Usually it takes some tinkering to get a recipe just right, but it must have been a lucky day for me because these apple snickerdoodle bran muffins turned out light, fluffy, soft and so moist, even well into the next day.



Snickerdoodles just might be very favorite type of cookie; I love their soft chewiness, and who can resist that sprinkle of cinnamon sugar on top? So the idea of reinterpreting snickerdoodles in muffin form was something I had to try. I added apples for a nice Fall vibe and threw some bran into the mix to keep things at least slightly healthier than the cookie version. But with a cinnamon sugar swirled into the batter along with a sprinkle of cinnamon sugar on top of each muffin, these muffins are unmistakably snickerdoodle-y.

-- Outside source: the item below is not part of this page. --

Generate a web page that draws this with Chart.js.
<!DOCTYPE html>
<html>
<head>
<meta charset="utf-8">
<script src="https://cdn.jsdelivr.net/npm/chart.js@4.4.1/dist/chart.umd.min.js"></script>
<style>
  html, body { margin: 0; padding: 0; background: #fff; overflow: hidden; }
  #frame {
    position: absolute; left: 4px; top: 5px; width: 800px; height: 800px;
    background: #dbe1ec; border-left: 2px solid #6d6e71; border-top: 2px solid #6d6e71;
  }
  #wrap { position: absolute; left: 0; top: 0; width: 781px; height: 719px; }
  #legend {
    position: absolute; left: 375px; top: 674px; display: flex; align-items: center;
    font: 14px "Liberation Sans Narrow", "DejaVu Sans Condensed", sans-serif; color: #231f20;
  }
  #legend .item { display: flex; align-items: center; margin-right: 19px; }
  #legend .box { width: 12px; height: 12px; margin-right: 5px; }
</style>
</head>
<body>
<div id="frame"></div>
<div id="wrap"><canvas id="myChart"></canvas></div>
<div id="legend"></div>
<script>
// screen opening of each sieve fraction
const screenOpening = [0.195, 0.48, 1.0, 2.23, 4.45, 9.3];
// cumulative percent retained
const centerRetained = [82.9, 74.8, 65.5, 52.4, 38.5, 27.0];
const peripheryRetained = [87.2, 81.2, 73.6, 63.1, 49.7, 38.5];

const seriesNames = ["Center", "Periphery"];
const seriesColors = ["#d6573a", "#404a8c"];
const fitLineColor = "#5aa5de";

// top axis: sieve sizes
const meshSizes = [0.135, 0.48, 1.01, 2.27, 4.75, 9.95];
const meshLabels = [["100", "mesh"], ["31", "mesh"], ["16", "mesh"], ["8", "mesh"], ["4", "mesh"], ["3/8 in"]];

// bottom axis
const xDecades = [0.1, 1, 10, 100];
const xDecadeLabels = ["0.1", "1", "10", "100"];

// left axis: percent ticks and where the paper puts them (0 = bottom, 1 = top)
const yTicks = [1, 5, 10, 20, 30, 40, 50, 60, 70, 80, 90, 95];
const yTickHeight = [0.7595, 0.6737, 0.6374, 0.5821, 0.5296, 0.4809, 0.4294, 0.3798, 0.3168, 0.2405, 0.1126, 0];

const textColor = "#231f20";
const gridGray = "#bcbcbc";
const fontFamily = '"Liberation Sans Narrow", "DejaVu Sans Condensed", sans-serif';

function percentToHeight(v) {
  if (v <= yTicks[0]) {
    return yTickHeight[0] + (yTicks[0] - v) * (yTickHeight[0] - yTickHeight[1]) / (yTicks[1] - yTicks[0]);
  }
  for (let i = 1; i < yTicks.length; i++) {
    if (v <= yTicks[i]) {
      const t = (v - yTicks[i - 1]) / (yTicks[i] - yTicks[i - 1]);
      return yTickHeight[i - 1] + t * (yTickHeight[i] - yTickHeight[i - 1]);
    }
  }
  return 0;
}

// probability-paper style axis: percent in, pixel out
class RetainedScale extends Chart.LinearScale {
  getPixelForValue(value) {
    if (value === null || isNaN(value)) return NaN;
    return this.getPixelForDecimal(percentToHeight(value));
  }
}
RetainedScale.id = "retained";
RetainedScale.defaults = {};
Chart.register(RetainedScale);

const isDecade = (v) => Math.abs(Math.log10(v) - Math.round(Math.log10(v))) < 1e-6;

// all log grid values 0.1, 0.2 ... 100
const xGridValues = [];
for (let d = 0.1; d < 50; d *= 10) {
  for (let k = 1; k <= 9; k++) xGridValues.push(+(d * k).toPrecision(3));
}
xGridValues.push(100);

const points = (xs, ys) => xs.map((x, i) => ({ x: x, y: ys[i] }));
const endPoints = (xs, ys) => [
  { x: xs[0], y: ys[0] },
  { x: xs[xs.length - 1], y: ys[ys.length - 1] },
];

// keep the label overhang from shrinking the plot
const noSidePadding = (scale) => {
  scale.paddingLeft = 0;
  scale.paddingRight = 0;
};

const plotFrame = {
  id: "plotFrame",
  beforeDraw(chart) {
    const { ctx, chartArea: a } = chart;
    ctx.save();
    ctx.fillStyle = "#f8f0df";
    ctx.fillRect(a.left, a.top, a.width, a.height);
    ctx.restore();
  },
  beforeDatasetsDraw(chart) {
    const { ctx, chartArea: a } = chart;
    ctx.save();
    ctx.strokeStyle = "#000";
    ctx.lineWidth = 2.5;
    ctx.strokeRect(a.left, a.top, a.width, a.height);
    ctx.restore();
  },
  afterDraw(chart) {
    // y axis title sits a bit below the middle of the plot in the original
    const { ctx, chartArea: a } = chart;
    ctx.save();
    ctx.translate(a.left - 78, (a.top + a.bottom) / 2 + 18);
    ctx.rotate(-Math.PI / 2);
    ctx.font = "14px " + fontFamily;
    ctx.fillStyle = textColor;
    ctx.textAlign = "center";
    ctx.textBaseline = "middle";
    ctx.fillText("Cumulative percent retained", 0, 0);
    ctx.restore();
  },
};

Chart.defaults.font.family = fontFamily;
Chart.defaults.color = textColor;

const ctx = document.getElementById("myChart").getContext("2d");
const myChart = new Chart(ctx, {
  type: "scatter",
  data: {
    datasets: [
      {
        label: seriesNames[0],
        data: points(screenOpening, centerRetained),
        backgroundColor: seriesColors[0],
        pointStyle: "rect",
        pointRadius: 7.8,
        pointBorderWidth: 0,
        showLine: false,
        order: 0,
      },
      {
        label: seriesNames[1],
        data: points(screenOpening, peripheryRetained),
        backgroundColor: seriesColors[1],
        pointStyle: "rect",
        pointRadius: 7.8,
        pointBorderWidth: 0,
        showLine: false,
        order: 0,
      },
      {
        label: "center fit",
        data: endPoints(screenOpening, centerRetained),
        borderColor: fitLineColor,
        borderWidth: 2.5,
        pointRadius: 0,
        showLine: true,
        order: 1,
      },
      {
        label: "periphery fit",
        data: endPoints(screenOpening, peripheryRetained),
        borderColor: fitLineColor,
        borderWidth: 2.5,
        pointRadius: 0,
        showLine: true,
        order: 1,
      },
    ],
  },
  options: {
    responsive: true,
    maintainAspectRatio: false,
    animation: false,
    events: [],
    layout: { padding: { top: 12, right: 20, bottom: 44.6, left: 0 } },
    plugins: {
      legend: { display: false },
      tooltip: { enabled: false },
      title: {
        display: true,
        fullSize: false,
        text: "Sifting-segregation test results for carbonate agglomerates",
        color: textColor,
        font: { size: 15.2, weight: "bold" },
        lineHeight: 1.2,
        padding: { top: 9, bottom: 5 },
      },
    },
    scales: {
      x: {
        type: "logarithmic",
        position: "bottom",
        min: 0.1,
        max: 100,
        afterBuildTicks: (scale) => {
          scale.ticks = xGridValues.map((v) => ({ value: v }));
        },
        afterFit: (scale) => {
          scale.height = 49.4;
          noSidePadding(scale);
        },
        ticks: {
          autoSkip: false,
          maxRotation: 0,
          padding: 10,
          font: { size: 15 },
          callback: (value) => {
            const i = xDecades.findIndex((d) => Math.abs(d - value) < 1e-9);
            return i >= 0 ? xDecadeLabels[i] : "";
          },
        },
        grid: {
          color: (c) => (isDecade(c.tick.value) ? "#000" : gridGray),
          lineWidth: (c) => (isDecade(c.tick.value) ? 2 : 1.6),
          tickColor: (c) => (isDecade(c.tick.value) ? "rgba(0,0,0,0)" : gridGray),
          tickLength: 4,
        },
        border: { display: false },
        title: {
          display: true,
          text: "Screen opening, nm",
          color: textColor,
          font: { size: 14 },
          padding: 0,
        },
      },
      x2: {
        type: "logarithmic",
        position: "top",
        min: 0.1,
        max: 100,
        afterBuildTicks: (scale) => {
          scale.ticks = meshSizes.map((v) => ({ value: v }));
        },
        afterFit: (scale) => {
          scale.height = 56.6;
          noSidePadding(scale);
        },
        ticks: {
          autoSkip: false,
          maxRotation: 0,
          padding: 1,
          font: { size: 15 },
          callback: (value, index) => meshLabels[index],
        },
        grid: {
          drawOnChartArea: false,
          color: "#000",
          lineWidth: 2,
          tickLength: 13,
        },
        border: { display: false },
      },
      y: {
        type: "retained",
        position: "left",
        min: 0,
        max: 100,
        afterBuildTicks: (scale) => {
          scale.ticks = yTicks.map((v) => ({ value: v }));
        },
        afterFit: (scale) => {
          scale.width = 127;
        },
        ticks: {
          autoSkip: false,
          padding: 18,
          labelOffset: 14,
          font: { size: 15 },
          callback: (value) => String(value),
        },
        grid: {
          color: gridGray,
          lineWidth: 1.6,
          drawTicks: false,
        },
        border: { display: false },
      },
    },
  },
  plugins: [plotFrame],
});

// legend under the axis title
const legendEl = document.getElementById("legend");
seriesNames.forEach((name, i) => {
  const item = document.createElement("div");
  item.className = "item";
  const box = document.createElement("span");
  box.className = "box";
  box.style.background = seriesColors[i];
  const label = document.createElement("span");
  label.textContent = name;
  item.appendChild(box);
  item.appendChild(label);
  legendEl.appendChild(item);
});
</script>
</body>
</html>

Paired with a smear of butter, snacking on these muffins with a warm cup of coffee over the last couple of days has easily been the high point of my week.

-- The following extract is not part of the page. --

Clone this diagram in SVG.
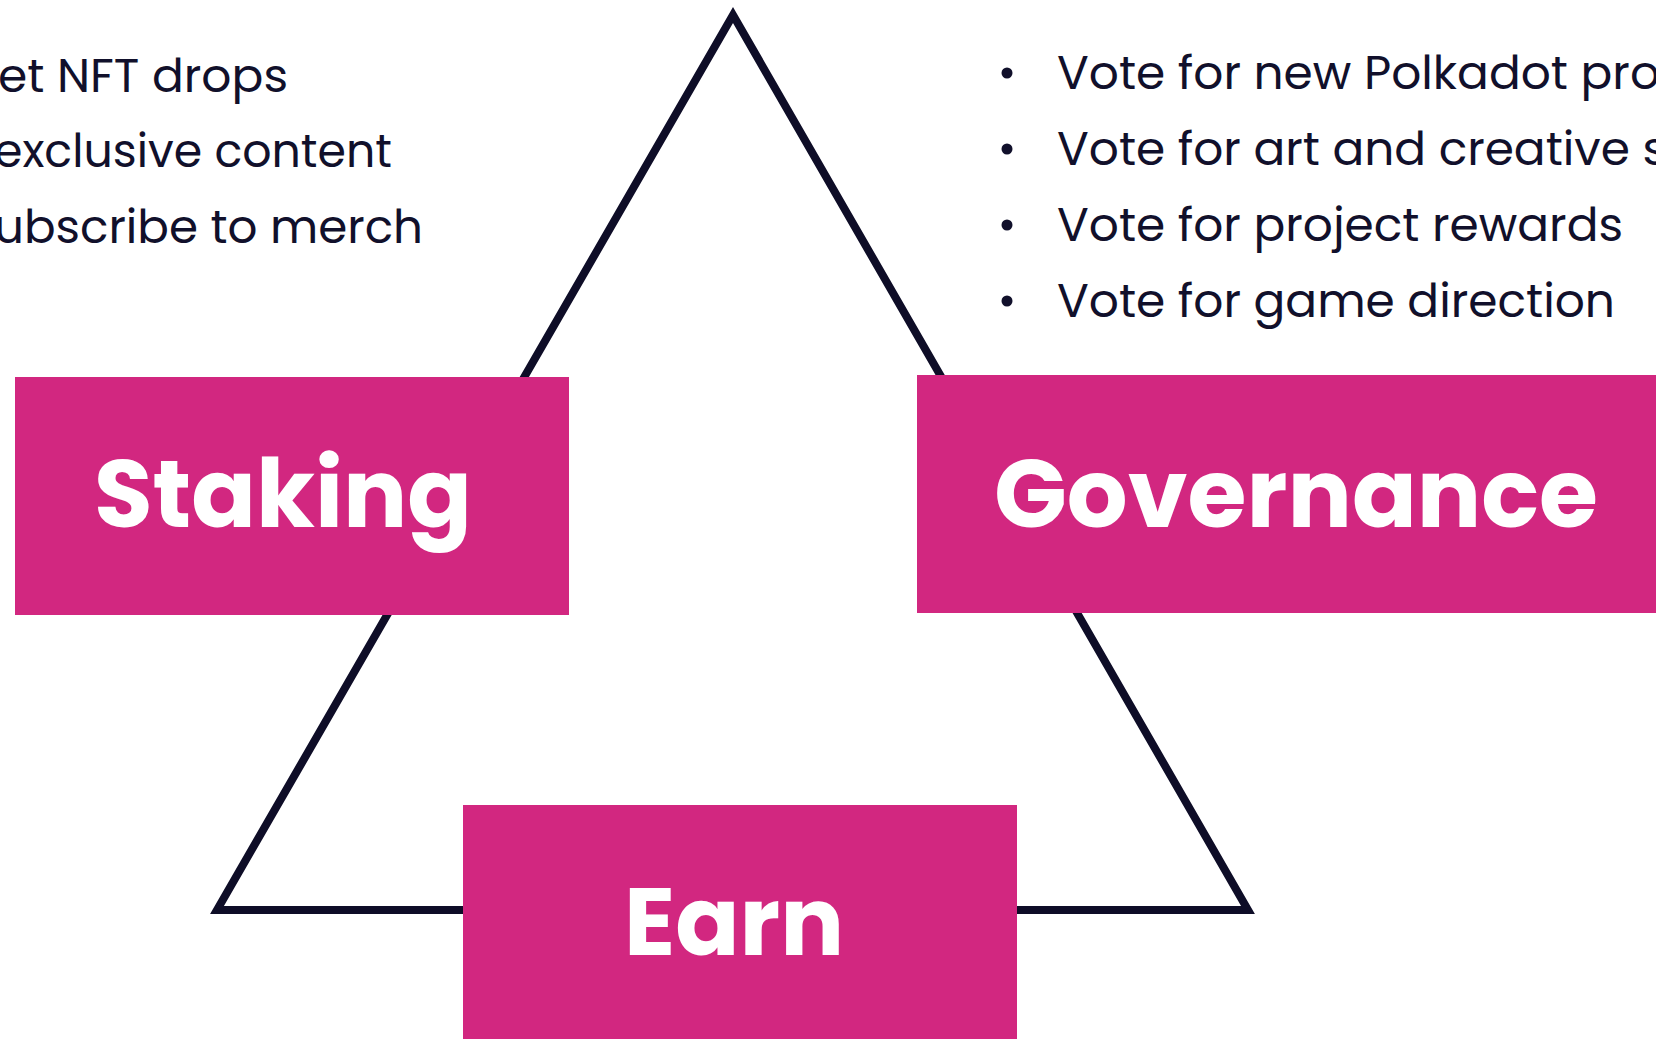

Is that a teeny bit sad? I don't care.

makes 6 jumbo muffins or 12 regular muffins
Ingredients
for the cinnamon sugar:
1/4 cup sugar
1 tsp. cinnamon

for the brown sugar swirl:
1/4 cup brown sugar
2 tsp. flour
1/2 tsp. cinnamon
1/8 tsp. salt

for the muffins:
1 1/2 cups flour
3/4 cup bran
1/2 cup sugar
1/4 cup brown sugar
2 1/2 tsp. baking powder
1/2 tsp. cinnamon
1/4 tsp. salt
2 eggs, room temperature
6 tbsp. unsalted butter, melted
1/2 cup milk, room temperature
1 tsp. vanilla extract
1 medium apple, peeled, cored and diced

Instructions
1. Preheat oven to 350 degrees and fill a muffin tin with paper liners. In a small bowl, mix together 1/4 cup sugar and 1 teaspoon of cinnamon. Set aside. In another bowl, combine 1/4 cup brown sugar, 2 teaspoons flour 1/8 teaspoon salt and 1/2 teaspoon cinnamon. Set aside.
2. For the muffins, combine flour, bran, sugar, brown sugar, baking powder, cinnamon and salt in a medium sized bowl. In a separate bowl, whisk together eggs, melted butter, milk and vanilla extract.
3. Add wet ingredients to the dry ingredients, using a rubber spatula or wooden spoon to mix until ingredients are well incorporated. Gradually add apples and brown sugar swirl mixture in a swirling motion througout batter.
4. Fill muffin cups until nearly full and sprinkle the tops with cinnamon sugar. Bake for 18-25 minutes or until a toothpick inserted in the center of a muffin comes out clean (jumbo muffins will take longer to bake compared to regular muffins).